Pemuda itu, sebut saja Mas Irwan, ternyata bukan pemilik sepeda-sepeda itu. Ia cuma bertugas menjaga sepeda-sepeda itu oleh pemiliknya. Menurut penuturannya, dengan bertugas menjaga sepeda ia mendapat penghasilan yang cukup untuk makan sehari-hari. Kalau hari libur ia bisa mendapat penghasilan tiga kali lipat lebih banyak. Pendapatannya itu juga ia gunakan untuk membayar uang kontrakan.
Kendati demikian, Mas Irwan menjawab pertanyaan kami dengan mimik muka yang tak pasti. Ia tampak pasrah ketika mengatakan bahwa penghasilannya bisa dibilang cukup.

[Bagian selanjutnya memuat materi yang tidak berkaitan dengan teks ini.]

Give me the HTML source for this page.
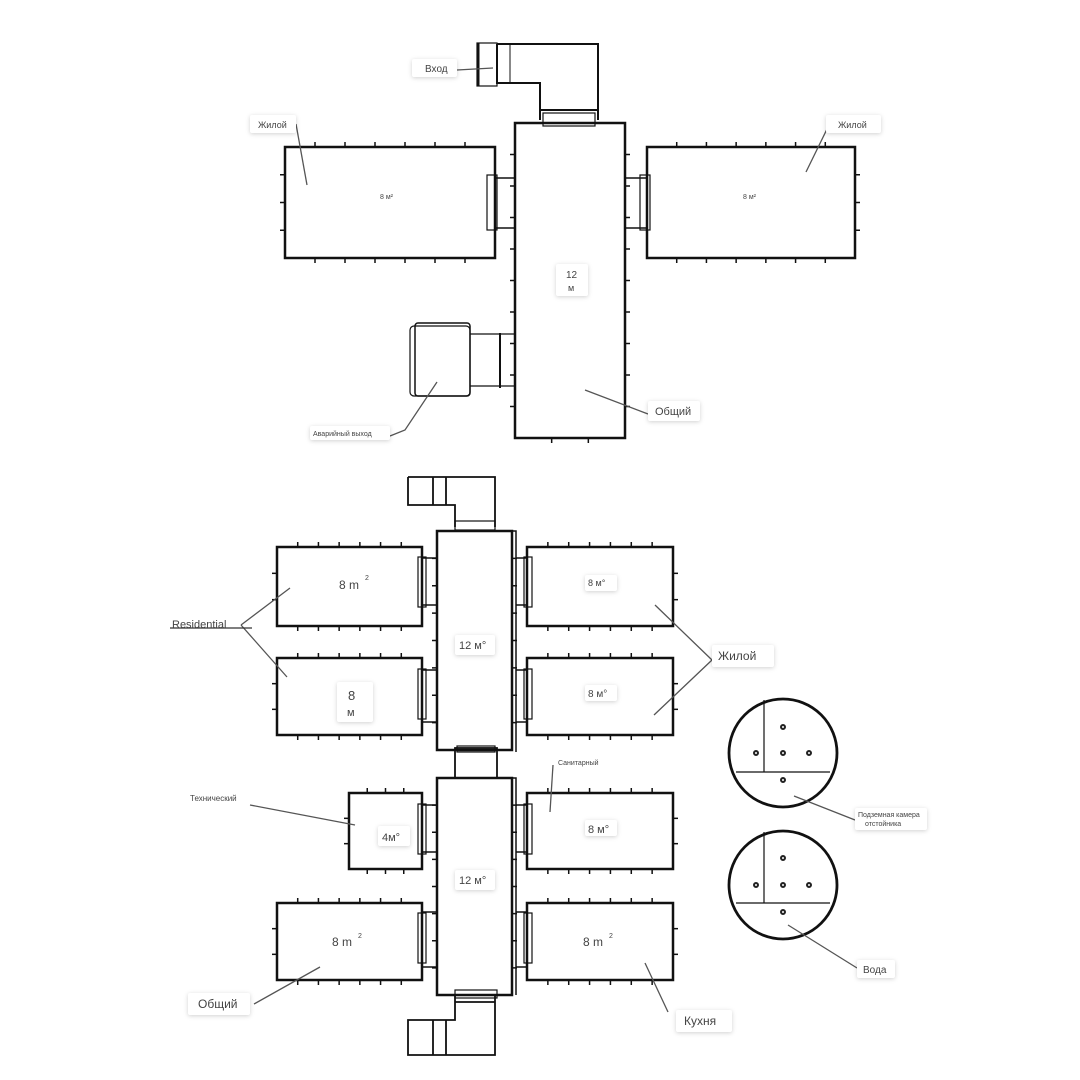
<!DOCTYPE html>
<html><head><meta charset="utf-8"><style>
html,body{margin:0;padding:0;background:#fff}
svg{display:block}
text{font-family:"Liberation Sans","DejaVu Sans",sans-serif;fill:#444}
.lb{fill:#fff;filter:drop-shadow(0 1px 2px rgba(0,0,0,.18))}
</style></head><body>
<svg id="s" width="1080" height="1080" viewBox="0 0 1080 1080" xmlns="http://www.w3.org/2000/svg">
<g fill="none" stroke="#111" stroke-width="2.5" id="g">
<rect x="515" y="123" width="110" height="315"/>
<rect x="285" y="147" width="210" height="111"/>
<rect x="647" y="147" width="208" height="111"/>
<path d="M497 44 H598 V110 M497 44 V83 H540 V110" stroke-width="2"/>
<rect x="477" y="43" width="20" height="43" stroke-width="1.2"/>
<path d="M478 43 V86" stroke-width="3"/>
<line x1="510" y1="44" x2="510" y2="83" stroke-width="1"/>
<path d="M540 110 H598 M540 110 V120 M598 110 V120" stroke-width="2"/>
<rect x="543" y="113" width="52" height="13" stroke-width="1.2"/>
<path d="M495 178 H515 M495 228 H515 M625 178 H647 M625 228 H647" stroke-width="1.5"/>
<rect x="487" y="175" width="10" height="55" stroke-width="1.2"/>
<rect x="640" y="175" width="10" height="55" stroke-width="1.2"/>
<rect x="410" y="326" width="60" height="70" rx="4" stroke-width="1.2"/>
<rect x="415" y="323" width="55" height="73" rx="3" stroke-width="1.5"/>
<path d="M470 334 H515 M470 386 H515" stroke-width="1.2"/>
<line x1="500" y1="333" x2="500" y2="388" stroke-width="2"/>

<path d="M408 477 H495 V527 M408 477 V505 H455 V527 M446 477 V505 M433 477 V505" stroke-width="1.8"/>
<rect x="455" y="521" width="40" height="9" stroke-width="1.2"/>
<rect x="437" y="531" width="75" height="219"/>
<path d="M512 531 H516 V752" stroke-width="1.5"/>
<rect x="277" y="547" width="145" height="79"/>
<rect x="277" y="658" width="145" height="77"/>
<rect x="527" y="547" width="146" height="79"/>
<rect x="527" y="658" width="146" height="77"/>
<rect x="455" y="748" width="42" height="30" stroke-width="1.8"/>
<rect x="457" y="746" width="38" height="6" stroke-width="1.2"/>
<rect x="437" y="778" width="75" height="217"/>
<path d="M512 778 H516 V995" stroke-width="1.5"/>
<rect x="349" y="793" width="73" height="76"/>
<rect x="277" y="903" width="145" height="77"/>
<rect x="527" y="793" width="146" height="76"/>
<rect x="527" y="903" width="146" height="77"/>
<rect x="455" y="990" width="42" height="8" stroke-width="1.2"/>
<path d="M455 995 V1002 H495 V995 M455 1002 V1020 H408 V1055 H495 V998 M433 1020 V1055 M446 1020 V1055" stroke-width="1.8"/>
<g stroke-width="1.5">
<path d="M422 558 H437 M422 605 H437 M422 670 H437 M422 722 H437 M422 805 H437 M422 852 H437 M422 912 H437 M422 967 H437"/>
<path d="M516 558 H527 M516 605 H527 M516 670 H527 M516 722 H527 M516 805 H527 M516 852 H527 M516 912 H527 M516 967 H527"/>
</g>
<g stroke-width="1.2">
<rect x="418" y="557" width="8" height="50"/><rect x="418" y="669" width="8" height="50"/>
<rect x="418" y="804" width="8" height="50"/><rect x="418" y="913" width="8" height="50"/>
<rect x="524" y="557" width="8" height="50"/><rect x="524" y="669" width="8" height="50"/>
<rect x="524" y="804" width="8" height="50"/><rect x="524" y="913" width="8" height="50"/>
</g>
<circle cx="783" cy="753" r="54" stroke-width="2.8"/>
<path d="M764 700 V772 M736 772 H830" stroke-width="1.2"/>
<circle cx="783" cy="885" r="54" stroke-width="2.8"/>
<path d="M764 832 V903 M736 903 H830" stroke-width="1.2"/>
</g>
<g fill="none" stroke="#222" stroke-width="2">
<circle cx="783" cy="727" r="2"/><circle cx="756" cy="753" r="2"/><circle cx="783" cy="753" r="2"/><circle cx="809" cy="753" r="2"/><circle cx="783" cy="780" r="2"/>
<circle cx="783" cy="858" r="2"/><circle cx="756" cy="885" r="2"/><circle cx="783" cy="885" r="2"/><circle cx="809" cy="885" r="2"/><circle cx="783" cy="912" r="2"/>
</g>
<g id="ticks" stroke="#111" stroke-width="1.5"></g>

<g stroke="#555" stroke-width="1.3" fill="none">
<path d="M296 124 L307 185"/><path d="M829 125 L806 172"/>
<path d="M457 70 L493 68"/>
<path d="M437 382 L405 430 L390 436"/>
<path d="M585 390 L648 414"/>
<path d="M241 625 L290 588 M241 625 L287 677"/>
<path d="M712 660 L655 605 M712 660 L654 715"/>
<path d="M252 628 H170" stroke="#333"/>
<path d="M355 825 L250 805"/>
<path d="M550 812 L553 765"/>
<path d="M254 1004 L320 967"/>
<path d="M668 1012 L645 963"/>
<path d="M794 796 L855 820"/>
<path d="M788 925 L857 968"/>
</g>
<rect class="lb" x="412" y="59" width="45" height="18" rx="2"/><text x="425" y="72" font-size="10">Вход</text>
<rect class="lb" x="250" y="115" width="46" height="18" rx="2"/><text x="258" y="128" font-size="9">Жилой</text>
<rect class="lb" x="826" y="115" width="55" height="18" rx="2"/><text x="838" y="128" font-size="9">Жилой</text>
<text x="380" y="199" font-size="7">8 м²</text><text x="743" y="199" font-size="7">8 м²</text>
<rect class="lb" x="556" y="264" width="32" height="32" rx="2"/><text x="566" y="278" font-size="10">12</text><text x="568" y="291" font-size="9">м</text>
<rect class="lb" x="648" y="401" width="52" height="20" rx="2"/><text x="655" y="415" font-size="11">Общий</text>
<rect class="lb" x="310" y="426" width="80" height="14" rx="2"/><text x="313" y="436" font-size="7">Аварийный выход</text>
<text x="339" y="589" font-size="12" fill="#333">8 m</text><text x="365" y="580" font-size="7">2</text>
<rect class="lb" x="337" y="682" width="36" height="40" rx="2"/><text x="348" y="700" font-size="13">8</text><text x="347" y="716" font-size="11">м</text>
<rect class="lb" x="585" y="575" width="32" height="16" rx="2"/><text x="588" y="586" font-size="9">8 м°</text>
<rect class="lb" x="585" y="685" width="32" height="16" rx="2"/><text x="588" y="697" font-size="10">8 м°</text>
<rect class="lb" x="455" y="635" width="40" height="20" rx="2"/><text x="459" y="649" font-size="11">12 м°</text>
<rect class="lb" x="455" y="870" width="40" height="20" rx="2"/><text x="459" y="884" font-size="11">12 м°</text>
<rect class="lb" x="378" y="826" width="32" height="20" rx="2"/><text x="382" y="841" font-size="11">4м°</text>
<rect class="lb" x="585" y="820" width="32" height="16" rx="2"/><text x="588" y="833" font-size="11">8 м°</text>
<text x="332" y="946" font-size="12" fill="#333">8 m</text><text x="358" y="938" font-size="7">2</text>
<text x="583" y="946" font-size="12" fill="#333">8 m</text><text x="609" y="938" font-size="7">2</text>
<text x="172" y="628" font-size="11" fill="#333">Residential</text>
<rect class="lb" x="712" y="645" width="62" height="22" rx="2"/><text x="718" y="660" font-size="12">Жилой</text>
<text x="190" y="801" font-size="8">Технический</text>
<text x="558" y="765" font-size="7">Санитарный</text>
<rect class="lb" x="188" y="993" width="62" height="22" rx="2"/><text x="198" y="1008" font-size="12">Общий</text>
<rect class="lb" x="676" y="1010" width="56" height="22" rx="2"/><text x="684" y="1025" font-size="12">Кухня</text>
<rect class="lb" x="855" y="808" width="72" height="22" rx="2"/><text x="858" y="817" font-size="7">Подземная камера</text><text x="865" y="826" font-size="7">отстойника</text>
<rect class="lb" x="857" y="960" width="38" height="18" rx="2"/><text x="863" y="973" font-size="10">Вода</text>
</svg>
<script>
var g=document.getElementById('ticks'),ns='http://www.w3.org/2000/svg';
function L(a,b,c,d){var l=document.createElementNS(ns,'line');l.setAttribute('x1',a);l.setAttribute('y1',b);l.setAttribute('x2',c);l.setAttribute('y2',d);g.appendChild(l);}
function T(x,y,w,h,nx,ny,sides){var i;
 for(i=1;i<=nx;i++){var xx=x+w*i/(nx+1);if(sides.indexOf('t')>=0)L(xx,y,xx,y-5);if(sides.indexOf('b')>=0)L(xx,y+h,xx,y+h+5);}
 for(i=1;i<=ny;i++){var yy=y+h*i/(ny+1);if(sides.indexOf('l')>=0)L(x,yy,x-5,yy);if(sides.indexOf('r')>=0)L(x+w,yy,x+w+5,yy);}}
T(285,147,210,111,6,3,'tbl');T(647,147,208,111,6,3,'tbr');
T(515,123,110,315,2,9,'lrb');
T(277,547,145,79,6,2,'tbl');T(277,658,145,77,6,2,'tbl');
T(527,547,146,79,6,2,'tbr');T(527,658,146,77,6,2,'tbr');
T(349,793,73,76,3,2,'tbl');T(277,903,145,77,6,2,'tbl');
T(527,793,146,76,6,2,'tbr');T(527,903,146,77,6,2,'tbr');
T(437,531,75,219,0,7,'lr');T(437,778,75,217,0,7,'lr');
</script>
</body></html>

Mungkin arti sebenarnya ia berusaha men’cukup-cukup’kan kebutuhannya dengan penghasilannya.
Menurut Mas Irwan lagi, hadirnya turis asing ternyata tidak menambah pendapatan para penyewa sepeda itu. Menurutnya, turis asing justru lebih perhitungan dibanding turis lokal. Kendala bahasa juga menjadi alasan miskomunikasi. Pernah suatu kali ada turis asing yang menawar harga sewa, ia berkata “five..five”. Mas Irwan mengira “five” berarti lima puluh ribu. Ternyata turis itu hanya membayar lima ribu saja.
Hari sudah Sore. Kami pun berpisah untuk pulang. Saya kemudian naik busway untuk bisa sampai rumah dengan aman dan cepat. Di halte busway yang moderen tersebut ternyata masih saja ada peminta-minta.
Dalam perjalanan pulang yang nyaman di dalam busway saya masih menyimpan satu pertanyaan. Mengapa bisa kota yang dipenuhi dengan gedung-gedung yang megah dipenuhi orang-orang yang kesejahteraannya ternyata masih memprihatinkan?.
Akhirnya, saya hanya bisa menyimpulkan bahwa masyarakat Jakarta berada dalam realita hidup yang kontras, sangat senjang, dan tidak seimbang. Di kota ini terdapat orang-orang yang hidup mewah dalam bangunan yang megah, namun ada juga orang-orang yang tidak bertempat tinggal dan rela melakukan apa saja hanya demi sesuap nasi.